Dicho esto, resulta indignante, y no pocos futbolistas así lo han manifestado, que forzar el reinicio de la competición liguera suponga utilizar a mansalva unos recursos sanitarios en los futbolistas de los que carecen los profesionales que nos defienden en las trincheras hospitalarias. Que podamos saber, aunque se viole la legislación sobre protección de datos, como ha denunciado la AFE, cuántos jugadores están o han estado infectados por la COVID-19, y, en cambio, poco se sepa acerca de la prevalencia de la enfermedad entre quienes nos tienen que sacar del atolladero si caemos en él. Que actuemos así dice mucho sobre las bases morales y éticas, que no es lo mismo, de nuestra sociedad.

Regresamos a la normalidad sin que esta haya cambiado mucho. La nueva normalidad parece un calco de la anterior y tiene un condicionamiento económico comprensible, porque muchas familias también lo están pasando mal por el coronavirus sin estar infectados. Pero esta nueva normalidad debería ser realmente nueva, a menos que deseemos hacer ricos a los propietarios de las empresas funerarias.
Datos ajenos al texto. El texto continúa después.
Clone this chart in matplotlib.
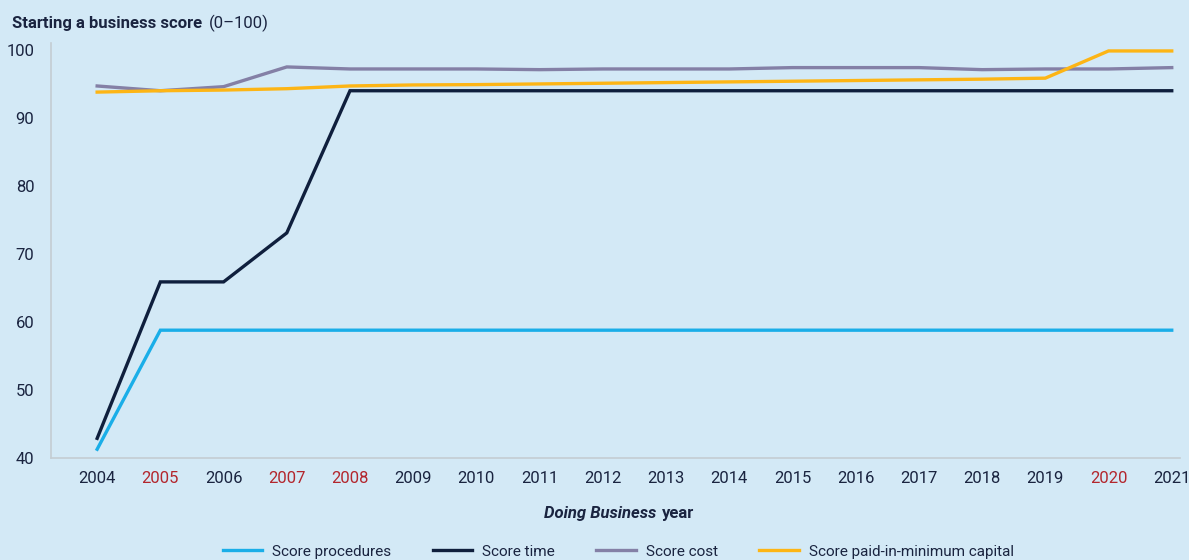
import matplotlib
matplotlib.use("Agg")
import matplotlib.pyplot as plt
from matplotlib.lines import Line2D
from matplotlib.offsetbox import TextArea, HPacker, AnchoredOffsetbox

years = list(range(2004, 2022))
red_years = [2005, 2007, 2008, 2020]
score_procedures = [41.3] + [58.8] * 17
score_time = [42.9, 65.9, 65.9, 73.1] + [94.0] * 14
score_cost = [94.7, 94.0, 94.6, 97.5, 97.2, 97.2, 97.2, 97.1, 97.2, 97.2, 97.2,
              97.4, 97.4, 97.4, 97.1, 97.2, 97.2, 97.4]
score_capital = [93.8, 94.0, 94.1, 94.3, 94.7, 94.85, 94.9, 95.0, 95.1, 95.2,
                 95.3, 95.4, 95.5, 95.6, 95.7, 95.85, 99.85, 99.85]
series_names = ["Score procedures", "Score time", "Score cost",
                "Score paid-in-minimum capital"]
y_ticks = [40, 50, 60, 70, 80, 90, 100]

colors = ["#1AAEE8", "#0F1F3D", "#8480A6", "#FDB515"]
bg = "#D3E9F6"
txt = "#1A2440"
red = "#B3262D"
fs = 12

plt.rcParams['font.family'] = ['Roboto', 'DejaVu Sans']

fig = plt.figure(figsize=(11.89, 5.6), dpi=100, facecolor=bg)
ax = fig.add_axes([0.0429, 0.182, 0.9495, 0.741])
ax.set_facecolor(bg)

for vals, c in zip([score_procedures, score_time, score_cost, score_capital], colors):
    ax.plot(years, vals, color=c, lw=2.4, solid_joinstyle='miter')

ax.set_ylim(40, 101)
ax.set_xlim(2003.27, 2021.13)
ax.set_yticks(y_ticks)
ax.set_xticks(years)
ax.set_xticklabels([str(y) for y in years])
ax.tick_params(axis='both', length=0, labelsize=fs, colors=txt)
ax.tick_params(axis='x', pad=9)
ax.tick_params(axis='y', pad=12)
for lab, y in zip(ax.get_xticklabels(), years):
    lab.set_color(red if y in red_years else txt)
for s in ['top', 'right']:
    ax.spines[s].set_visible(False)
for s in ['left', 'bottom']:
    ax.spines[s].set_color("#C4CDD3")
    ax.spines[s].set_linewidth(1.2)

# title: bold part + regular part
t1 = TextArea("Starting a business score", textprops=dict(fontsize=fs, fontweight='bold', color=txt))
t2 = TextArea("(0–100)", textprops=dict(fontsize=fs, color=txt))
title = HPacker(children=[t1, t2], align='baseline', pad=0, sep=5)
ab = AnchoredOffsetbox(loc='center left', child=title, pad=0, frameon=False,
                       bbox_to_anchor=(0.010, 0.958), bbox_transform=fig.transFigure,
                       borderpad=0)
fig.add_artist(ab)

# x label: italic + regular bold
x1 = TextArea("Doing Business", textprops=dict(fontsize=fs, fontweight='bold', fontstyle='italic', color=txt))
x2 = TextArea("year", textprops=dict(fontsize=fs, fontweight='bold', color=txt))
xl = HPacker(children=[x1, x2], align='baseline', pad=0, sep=4)
ab2 = AnchoredOffsetbox(loc='center', child=xl, pad=0, frameon=False,
                        bbox_to_anchor=(0.521, 0.083), bbox_transform=fig.transFigure,
                        borderpad=0)
fig.add_artist(ab2)

handles = [Line2D([0], [0], color=c, lw=2.4) for c in colors]
fig.legend(handles, series_names, loc='center', bbox_to_anchor=(0.520, 0.015),
           ncol=4, frameon=False, fontsize=11, handlelength=2.6,
           columnspacing=2.7, handletextpad=0.65, labelcolor=txt)

fig.savefig("out.png", dpi=100, facecolor=bg)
Se entiende que el regreso a la competición liguera sea una necesidad económica de estos clubes convertidos en sociedades anónimas deportivas. Como aficionado celebro poder volver a ver a mi equipo, aunque sea por televisión. Pero como ciudadano me indigna, me duele que quienes se juegan su vida por la mía presencien con des- facha- tez el comportamiento de muchos de sus vecinos y que el negocio del fútbol sea más importante que el derecho a la salud de todos, una lucha que no debería ser solo suya sino también nuestra. Y es que hay muertos y homicidios que ningún juez va a investigar. Porque, caso de hacerlo, quizás tuviéramos que ser todos los que debiéramos ingresar en la cárcel, por nuestra responsabilidad en mantener viva la enfermedad. Y, al igual que nunca hay suficiente pan para tanto chorizo, tampoco habría rejas para tantos delincuentes.